November 18, 2010 - 10:30am


Starting in September, the Department of Energy has been steadily replacing all 600 light fixtures under our Washington, D.C., Forrestal North Building canopy with state of the art Light Emitting Diode (LED) fixtures.  Every new bulb now uses just 23 watts instead of 205 watts. That translates into almost half a million kilowatts hours saved every year. and will cut annual energy consumption at the Department of Energy Headquarters by about 1%.
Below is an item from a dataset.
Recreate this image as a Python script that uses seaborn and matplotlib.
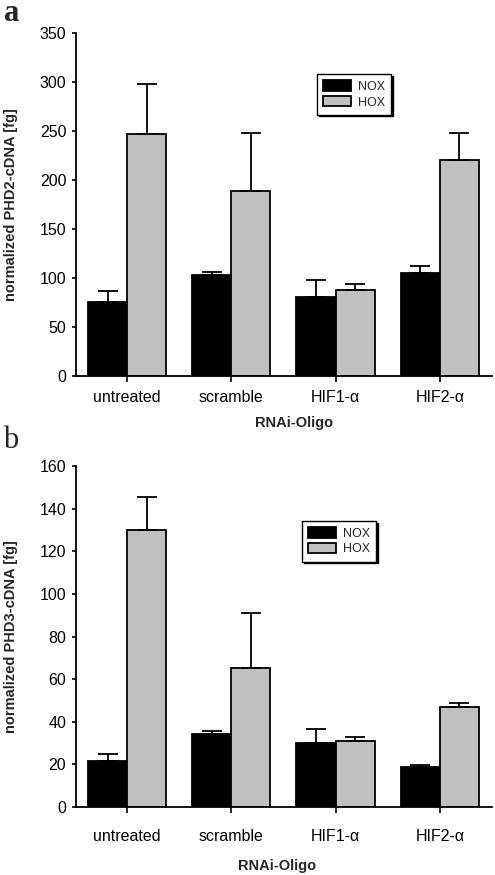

The final new LED fixture under the canopy was installed on October 28, but these lights are just part of a full program to reduce energy consumption by the DOE.  We have also recently reconfigured our DC Forrestal building corridor lights to reduce them by two-thirds on nights and weekends, decreasing our annual energy consumption by about 280,000 kilowatt hours each year.  In addition, over the course  of the next year we'll also repair old steam traps, which will reduce energy consumption by about 1%; update the air handling system that regulates temperature control for the Forrestal facility, reducing consumption by 9%; install an energy efficient central chiller plant to replace many of the small chillers we currently use, reducing consumption another 10%; and we'll install low-flow toilet fixtures in all the restrooms in our Germantown, Maryland, main building, which will reduce our total Department of Energy Headquarters water consumption (which includes both our DC and Germantown offices combined) by 11%.
The federal government is the nation's largest energy user and it's important for the Department to do our part to cut energy use. These upgrades are a giant step towards that goal.

Ingrid Kolb is the Director of the Office of Management.